Dünyanın merkez ekonomilerini vuran 2008 ekonomik krizi aslında bir jeopolitik krizdi. Hem varolan küresel ekonomik düzenin artık bittiğinin hem de küresel güç kaymalarının ne kadar tehlikeli hale geldiğinin, yeni güç haritasının kaçınılmaz olduğunun ilanıydı. Yeni bir ekonomik düzen, buna bağlı yeni bir siyasi düzen, yeni güç dengesi gerekiyordu.
Bu kriz, ABD ve Avrupa’nın artık tek yanlı olarak dünyayı yönetme gücünü ebediyen kaybettiğinin ilk açık göstergesiydi. Asya’daki yükseliş ve güç birikimi Atlantik merkezinin yakın ve orta gelecekte bu güce bir daha ulaşamayacağına işaret ediyordu.
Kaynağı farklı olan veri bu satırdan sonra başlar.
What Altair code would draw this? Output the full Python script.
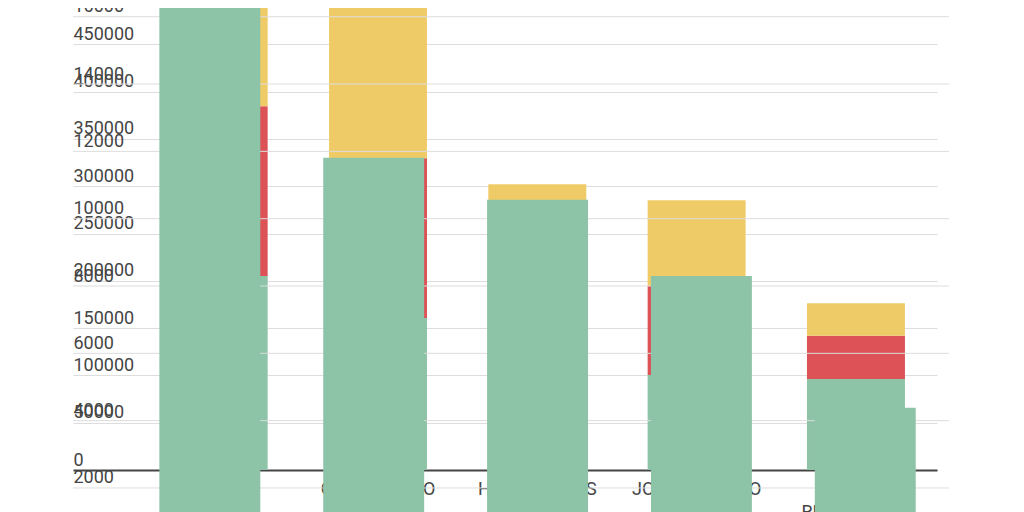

Eski dünya harekete geçerken
Birinci ve İkinci Dünya savaşları sonrası oluşturulan statüko paramparça olmuş, ABD ve Batı Avrupa ekonomilerine ve siyasi merkezlerine bağımlılık azalmıştı. Yeni güç merkezleri, yeni ekonomik ve siyasi başkentler gelişiyor, alternatifler çoğalıyor, eski dünya, medeniyet merkezleri Batı ile boy ölçüşebilecek şekilde güçleniyor, yükseliyordu. Yükseliş o kadar hızlıydı ki, çok kısa zaman aralıklarında sarsıcı gelişmeler, değişimler oluyordu.
Bu durumda aşılması gereken en zor engel; zihinlerdeki mutlak Batı bağımlılığı, Batı’nın rekabet edilemez olduğuna dayanan köklü inanç ve Atlantik ekseninin dünyayı, yükselen piyasa ve güçleri küçümseme kibirliliğiydi.